3/4 C. chopped fresh cilantro

In a bowl, crush together the garlic and salt. To prepare dressing, mix olive oil, lime juice, vinegar, ginger, cumin and cayenne pepper.

In a separate bowl, stir together garbanzo beans, yellow bell peppers, green onions and cilantro. Mix in the dressing. Cover and chill in refrigerator overnight.

You can learn more about coriander and cilantro at the symposium.

This year's speakers include horticulturist and certified nurseryman Mark Lanigan who will present "Cilantro Year-Round. Who Knew?," Master Herbalist and LPN Dolores Weis who will discuss "Herbs and Vitamins and Oils, Oh My!," and Kim Galeaz, a culinary dietitian, nutritionist, writer and spokesperson who will cover "Food Trends - What's Hot and What's Not."

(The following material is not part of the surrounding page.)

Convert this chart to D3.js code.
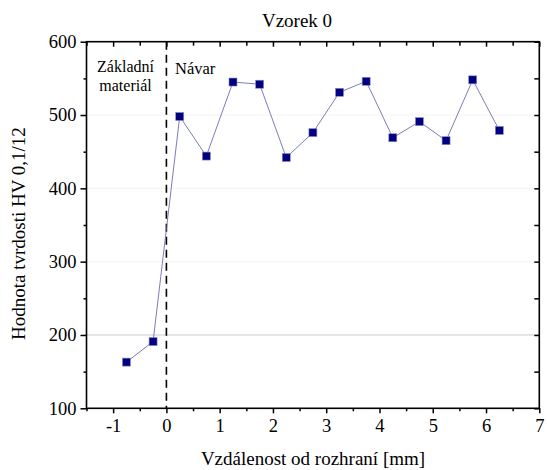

In addition, two graduates of the Cookery School in County Cork, Ireland, Regina Mehallick, the owner of R2GO Specialty Market, and personal chef Cathy Richardson will present "Chefs Duet in C."

As always, there will be a silent auction, opportunities to shop for plants and herbal items, and lots of freebies to take home. Refreshments will be available all day, and lunch by the Juniper Spoon is included in the registration fee.

The cost is $50 ($45 if you're a member) and you can register online or by mail. For more information, go to the HSCI website, www.herbsocietyofcentralindiana.org, or call 317-251-6986. Registration closes April 3.

Notable Nineties Update: Nancy Waltz-Stern has added her mother, "Jo" Esther Waltz of northern Hamilton County, to our list of Notables. Congratulations, Jo!